▶ **Stated exercise**: Your job is to retype all of the data word for word, leaving every image out.

▶ **Supplied data**:
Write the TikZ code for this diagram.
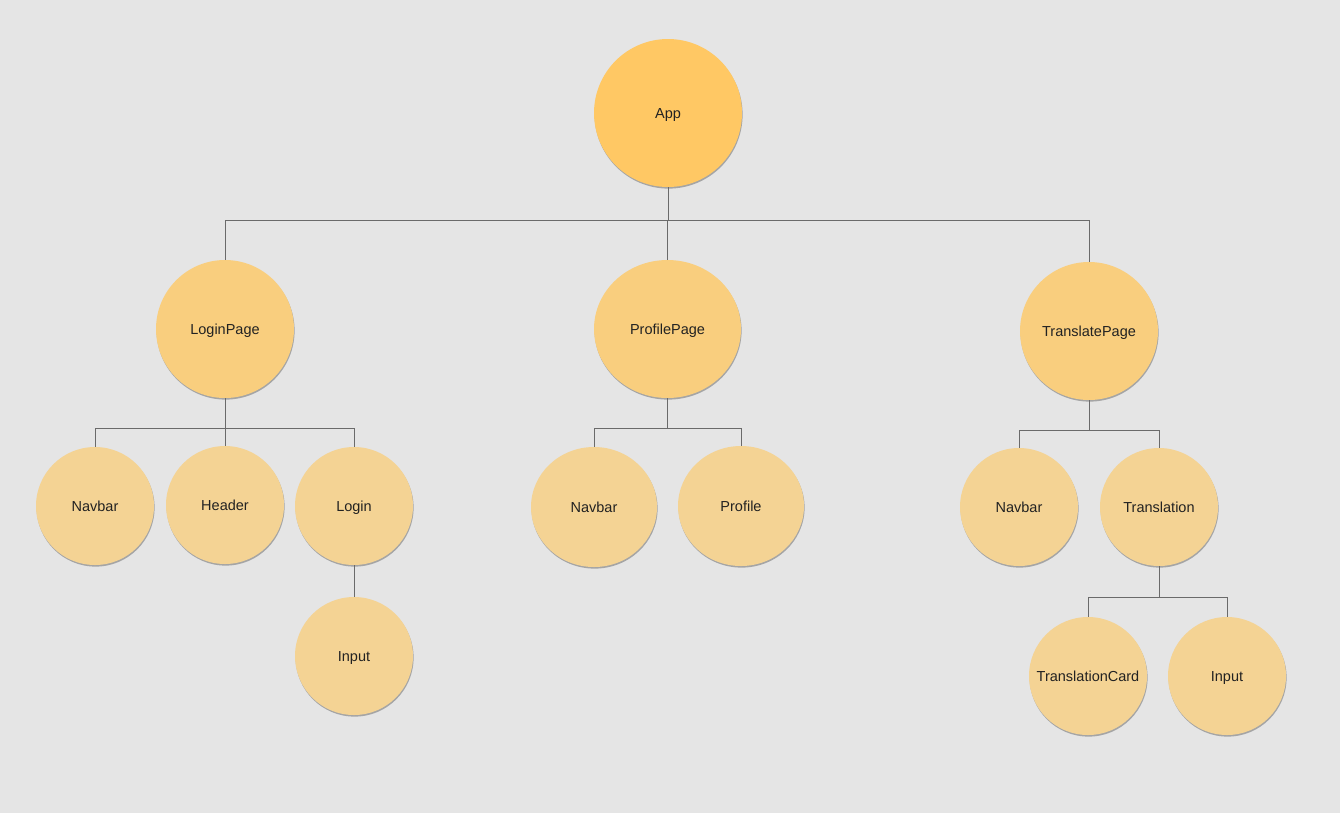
\documentclass[tikz,border=0pt]{standalone}
\usepackage{fontspec}
\setmainfont{Liberation Sans}
\usetikzlibrary{shadows,shapes.geometric}
\definecolor{bg}{HTML}{E5E5E5}
\definecolor{rootfill}{HTML}{FFC864}
\definecolor{pagefill}{HTML}{F9CE7E}
\definecolor{leaffill}{HTML}{F4D394}
\definecolor{wire}{HTML}{6A6A6A}
\definecolor{label}{HTML}{222222}
% centred label that does not widen its ellipse
\newcommand{\complabel}[1]{\makebox[0pt][c]{#1}}
\tikzset{
  comp/.style={ellipse, inner sep=0pt, text=label,
    font=\fontsize{14.5}{16}\selectfont, text height=10.4pt, text depth=0pt,
    drop shadow={shadow xshift=0.6pt, shadow yshift=-1.6pt, opacity=0.28, fill=black}},
  rootnode/.style={comp, fill=rootfill, minimum width=148pt, minimum height=148pt},
  pagenode/.style={comp, fill=pagefill, minimum width=138pt, minimum height=138pt},
  leafnode/.style={comp, fill=leaffill, minimum width=118pt, minimum height=118pt},
  wirestyle/.style={draw=wire, line width=1pt}
}
\begin{document}
\begin{tikzpicture}[x=1pt, y=-1pt]
  \useasboundingbox (0,0) rectangle (1340,812);
  \fill[bg] (-5,-5) rectangle (1345,817);

  % tree levels
  \node[rootnode] (app) at (668,113) {\complabel{App}};

  \node[pagenode] (login page) at (225,329) {\complabel{LoginPage}};
  \node[pagenode, minimum width=147pt] (profile page) at (667.5,329) {\complabel{ProfilePage}};
  \node[pagenode] (translate page) at (1089,331) {\complabel{TranslatePage}};

  \node[leafnode] (navbar1) at (95,506) {\complabel{Navbar}};
  \node[leafnode] (header) at (225,505) {\complabel{Header}};
  \node[leafnode] (login) at (354,506) {\complabel{Login}};
  \node[leafnode] (input1) at (354,656) {\complabel{Input}};

  \node[leafnode, minimum width=126pt, minimum height=120pt] (navbar2) at (594,507) {\complabel{Navbar}};
  \node[leafnode, minimum width=126pt, minimum height=120pt] (profile) at (741,506) {\complabel{Profile}};

  \node[leafnode] (navbar3) at (1019,507) {\complabel{Navbar}};
  \node[leafnode] (translation) at (1159,507) {\complabel{Translation}};
  \node[leafnode] (card) at (1088,676) {\complabel{TranslationCard}};
  \node[leafnode] (input2) at (1227,676) {\complabel{Input}};

  % bus lines
  \coordinate (busApp) at (0,220);
  \coordinate (busLogin) at (0,428);
  \coordinate (busProfile) at (0,428);
  \coordinate (busTranslate) at (0,430);
  \coordinate (busTranslation) at (0,597);

  \draw[wirestyle] (app.south) -- (app.south |- busApp);
  \draw[wirestyle] (login page.north |- busApp) -- (translate page.north |- busApp);
  \draw[wirestyle] (login page.north |- busApp) -- (login page.north);
  \draw[wirestyle] (profile page.north |- busApp) -- (profile page.north);
  \draw[wirestyle] (translate page.north |- busApp) -- (translate page.north);

  \draw[wirestyle] (login page.south) -- (login page.south |- busLogin);
  \draw[wirestyle] (navbar1.north) |- (login.north |- busLogin) -- (login.north);
  \draw[wirestyle] (header.north) -- (header.north |- busLogin);
  \draw[wirestyle] (login.south) -- (input1.north);

  \draw[wirestyle] (profile page.south) -- (profile page.south |- busProfile);
  \draw[wirestyle] (navbar2.north) |- (profile.north |- busProfile) -- (profile.north);

  \draw[wirestyle] (translate page.south) -- (translate page.south |- busTranslate);
  \draw[wirestyle] (navbar3.north) |- (translation.north |- busTranslate) -- (translation.north);

  \draw[wirestyle] (translation.south) -- (translation.south |- busTranslation);
  \draw[wirestyle] (card.north) |- (input2.north |- busTranslation) -- (input2.north);
\end{tikzpicture}
\end{document}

▶ **Result**:
Write the TikZ code for this diagram.
\documentclass[tikz,border=0pt]{standalone}
\usepackage{fontspec}
\setmainfont{Liberation Sans}
\usetikzlibrary{shadows,shapes.geometric}
\definecolor{bg}{HTML}{E5E5E5}
\definecolor{rootfill}{HTML}{FFC864}
\definecolor{pagefill}{HTML}{F9CE7E}
\definecolor{leaffill}{HTML}{F4D394}
\definecolor{wire}{HTML}{6A6A6A}
\definecolor{label}{HTML}{222222}
% centred label that does not widen its ellipse
\newcommand{\complabel}[1]{\makebox[0pt][c]{#1}}
\tikzset{
  comp/.style={ellipse, inner sep=0pt, text=label,
    font=\fontsize{14.5}{16}\selectfont, text height=10.4pt, text depth=0pt,
    drop shadow={shadow xshift=0.6pt, shadow yshift=-1.6pt, opacity=0.28, fill=black}},
  rootnode/.style={comp, fill=rootfill, minimum width=148pt, minimum height=148pt},
  pagenode/.style={comp, fill=pagefill, minimum width=138pt, minimum height=138pt},
  leafnode/.style={comp, fill=leaffill, minimum width=118pt, minimum height=118pt},
  wirestyle/.style={draw=wire, line width=1pt}
}
\begin{document}
\begin{tikzpicture}[x=1pt, y=-1pt]
  \useasboundingbox (0,0) rectangle (1340,812);
  \fill[bg] (-5,-5) rectangle (1345,817);

  % tree levels
  \node[rootnode] (app) at (668,113) {\complabel{App}};

  \node[pagenode] (login page) at (225,329) {\complabel{LoginPage}};
  \node[pagenode, minimum width=147pt] (profile page) at (667.5,329) {\complabel{ProfilePage}};
  \node[pagenode] (translate page) at (1089,331) {\complabel{TranslatePage}};

  \node[leafnode] (navbar1) at (95,506) {\complabel{Navbar}};
  \node[leafnode] (header) at (225,505) {\complabel{Header}};
  \node[leafnode] (login) at (354,506) {\complabel{Login}};
  \node[leafnode] (input1) at (354,656) {\complabel{Input}};

  \node[leafnode, minimum width=126pt, minimum height=120pt] (navbar2) at (594,507) {\complabel{Navbar}};
  \node[leafnode, minimum width=126pt, minimum height=120pt] (profile) at (741,506) {\complabel{Profile}};

  \node[leafnode] (navbar3) at (1019,507) {\complabel{Navbar}};
  \node[leafnode] (translation) at (1159,507) {\complabel{Translation}};
  \node[leafnode] (card) at (1088,676) {\complabel{TranslationCard}};
  \node[leafnode] (input2) at (1227,676) {\complabel{Input}};

  % bus lines
  \coordinate (busApp) at (0,220);
  \coordinate (busLogin) at (0,428);
  \coordinate (busProfile) at (0,428);
  \coordinate (busTranslate) at (0,430);
  \coordinate (busTranslation) at (0,597);

  \draw[wirestyle] (app.south) -- (app.south |- busApp);
  \draw[wirestyle] (login page.north |- busApp) -- (translate page.north |- busApp);
  \draw[wirestyle] (login page.north |- busApp) -- (login page.north);
  \draw[wirestyle] (profile page.north |- busApp) -- (profile page.north);
  \draw[wirestyle] (translate page.north |- busApp) -- (translate page.north);

  \draw[wirestyle] (login page.south) -- (login page.south |- busLogin);
  \draw[wirestyle] (navbar1.north) |- (login.north |- busLogin) -- (login.north);
  \draw[wirestyle] (header.north) -- (header.north |- busLogin);
  \draw[wirestyle] (login.south) -- (input1.north);

  \draw[wirestyle] (profile page.south) -- (profile page.south |- busProfile);
  \draw[wirestyle] (navbar2.north) |- (profile.north |- busProfile) -- (profile.north);

  \draw[wirestyle] (translate page.south) -- (translate page.south |- busTranslate);
  \draw[wirestyle] (navbar3.north) |- (translation.north |- busTranslate) -- (translation.north);

  \draw[wirestyle] (translation.south) -- (translation.south |- busTranslation);
  \draw[wirestyle] (card.north) |- (input2.north |- busTranslation) -- (input2.north);
\end{tikzpicture}
\end{document}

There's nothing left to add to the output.